2. Where goods are bought by description from a seller who deals in goods of that description (whether the seller is the manufacturer or not), there is an implied condition that the goods will be of merchantable quality...  

[40]       Reliance submits that the statutory preconditions set out in s. 15 of the SOGA were not met in this case.  It points to the language of s. 15.1 which requires that the buyer make known to the seller the particular purpose for which the goods are required “so as to show that the buyer relies on the seller’s skill or judgment”.  Reliance says that it is not sufficient to the establishment of a warranty that the buyer merely makes known to the seller the particular purpose for which the goods are required.  Such an interpretation, it argues, would fail to give effect to the words “so as to show”.  Reliance submits that the respondent had to demonstrate that she relied on Reliance’s skill or judgment that the water heater would not leak ever, in order for the court to imply the s. 15 warranty.  Such an inference could not be drawn, it is contended, because the respondent was on notice that the tank could leak, having received communications from Reliance to that effect and having read the product warning label on the water heater.  Further, there was no evidence that the respondent sought assurances from Reliance to that effect.  Without proof that the respondent relied on such an assurance, Reliance says, the obligation to pay consequential property damage cannot be implied under the CPA.

[41]       I do not accept this submission.

[42]       Ms. Szilvasy was an ordinary homeowner.  Reliance is in the business of supplying – by means of providing and servicing – hot water tanks to residences.  At the relevant time, Reliance had approximately 1.2 million tanks on lease to its customers.  In the circumstances, there can be no doubt but that Reliance knew the purpose for which Ms. Szilvasy rented the hot water heater (namely, to produce hot water for her home) and that she was relying on its skill and judgment to provide a properly functioning water heater.  Accordingly, pursuant to s. 15.1, there was an implied condition that the water heater would be “reasonably fit” for the purpose of heating water in her home.  The water heater in question was not reasonably fit for that purpose because it leaked.

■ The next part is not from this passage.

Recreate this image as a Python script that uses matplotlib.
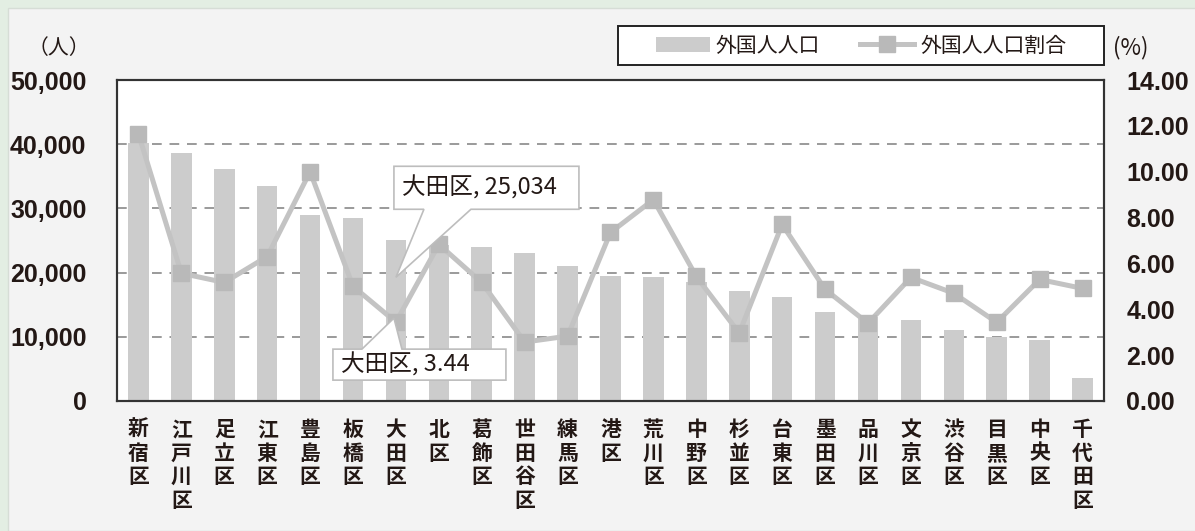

[43]       Reliance argues that this interpretation amounts to the court implying a warranty that the rental heater would be “as good as new” throughout the term of the lease.  I disagree.   The water heater need not be in the same condition as a new heater.  It can be worn, rusted or otherwise in a less than pristine condition so long as it is reasonably fit for the purpose of heating water – without leaking.

CONCLUDING COMMENTS

[44]       Reliance posed three additional questions for the court: (1) what standard of review should the Divisional Court have applied when reviewing the decision of the trial judge; (2) is there is an implied warranty of fitness, apart from the CPA, on which to ground liability for consequential damages; and (3) did Reliance assume the risk of consequential damage because it retained ownership of the water heater? 

[45]       Whether s. 9 of the CPA applied to the water heater arrangement between the parties is a matter of statutory interpretation.  Accordingly, the standard of review is correctness:  see Mazur v. Elias (2005), 75 O.R. (3d) 299 (C.A.).  However, to the extent that findings of fact made by the trial judge are engaged in the application of the statute, those factual findings are not to be overturned absent palpable and overriding error. 

[46]       Having concluded that s. 9 of the CPA applies to the water heater rental, it is unnecessary to decide the second and third questions.   

DISPOSITION

[47]       Accordingly, I would dismiss the appeal with costs to the respondent in this appeal and the companion case fixed in the agreed on amount of $16,000, all inclusive.

Released: November 27, 2012 (“E.E.G.”)

“E.E. Gillese J.A.”

“I agree M. Rosenberg J.A.”

“I agree Susan Lang J.A.”



[1] This is Reliance’s legal name.  Although the style of cause reads “Reliance Home Comfort Limited Partnership, also known as Reliance Home Comfort”, the style of cause was amended on consent at trial to reflect Reliance’s correct name.